If glance does not agree about the Wait I/O with sar, then try the patch database for patches.

If it does agree, however, then it probably does have something to do with either your database design/layout, or your hardware (disk array) or it's configuation (including LVM config).

Good luck!


No matter where you go, there you are.
SAM_24
Frequent Advisor

Re: IO wait

No , not only sar.

From vmstat output in b column there is always number of blocked jobs ranging from 10-14. It is not a patch problem. We have up to date patch.

Thanks.
Never quit
Michael Tully
Honored Contributor

Re: IO wait

You may wish to tell use a little more information.

OS and patch level
model of your server
what type of disk(s) are being utilised
What type of connectivity
Anyone for a Mutiny ?
John Poff
Honored Contributor

Re: IO wait

Hi Raj,

What are your mount options on the filesystem(s) you are using for the database?

JP
Kirby A. Joss
Valued Contributor

Re: IO wait

I'm much interested in the wizards' response to this also, being in a similar situation... Management is used to watching IO wait to project upgrades. Since the last (AL->Fabric etc.) throughput and reponse seem improved but IO wait has increased.

HP-UX 11.00 March 2002 bundles applied
N-4000 4 CPUs < 50% 6 GB RAM
4 Tachyon A5158a HBAs
EMC DS16B (Brocade) FC fabric switches (1GB)
EMC Symmetrix 8730


My Theory-
I think the overall latency to satisfy disk IO requests has been reduced. I suspect that sar shows the serialization of the IO's from multiple systems to the Symmetrix FA occurring at the switch level. I don't think the amount of time in IO wait would be noticeable if the system were busier and had something else to do while the switch merges the traffic into single lanes (6 MB peak switch throughput).
Now I need to prove what's happening (how?) and find a more valid metric, if sar IO wait is no longer a valid indicator of IO performance.
Stefan Farrelly
Honored Contributor

Re: IO wait


Hmm, we run EMC and Brocade switches on lots and lots of HP servers of all classes and OS versions (10.20/11/11i) and we never see wio% > single digits (ie. <10) on all servers even at peak times.

Normally a wio% of <10 is fine, 10-20 means your disk subsystem is having trouble keeping up with i/o requests and >20 means your i/o bound and performance is suffering considerably as a result. If you have wio% of 40-50 then either something is wrong with sar reporting it (does glance confirm or not?) and if sar and glance confirm this 40-50 then your completely i/o bound and should be looking into improving your i/o throughput (EMC cache sizes/config/weighting), more channels etc.
I would certainly be very worried if my wio% was that high.
Im from Palmerston North, New Zealand, but somehow ended up in London...
Vincent Fleming
Honored Contributor

Re: IO wait

Performance management is the pursuit of bottlenecks. Once you clear one bottleneck, your system will bottleneck on something else - ALWAYS. The trick is to get the system to bottleneck on the CPU speed... not something like a lack of memory (which causes paging), disk i/o, LAN, etc. So, you optimize your perhipherals as best you can, removing all bottlenecks until you are CPU bound.

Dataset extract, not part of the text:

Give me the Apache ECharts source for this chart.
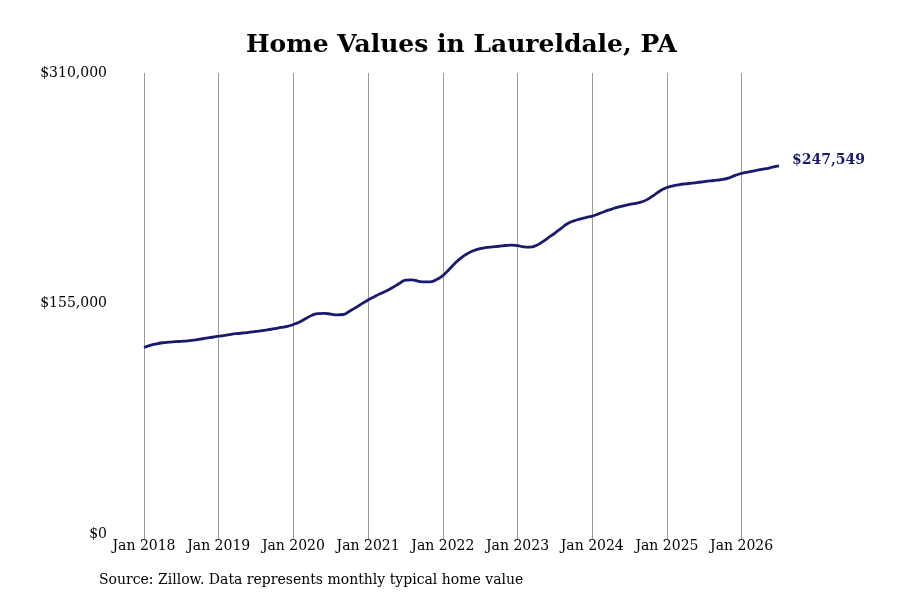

When you are CPU bound, your system is going as fast as it can.

So, I think you guys misunderstand what WAIT IO means...

Processes waiting on I/O spin; which means that when they get a timeslice to run, they check if the I/O has completed, and if not, it idles until the timeslice expires, in the hopes that the I/O will complete before the timeslice ends. This behavior consumes CPU time.

WAIT IO is a measurement of this CPU consumption.

Now, WAIT IO time can be caused by several factors. The most common cause is that the disk array is overloaded, or you have configured it in a non-optimal way - such as putting your logs and dataspaces on a single mirror pair.

So, if you are seeing high WAIT IO (over 10% is high in my opinion), you need to take a good look at your disk array and it's configuration.

You may not have striped over a sufficient number of volumes (not using enough drives), or the disk array may have an internal bottleneck, such as too many systems hitting the same FC port, backplane bottleneck, etc.


Let us know how you make out.

Good luck!
No matter where you go, there you are.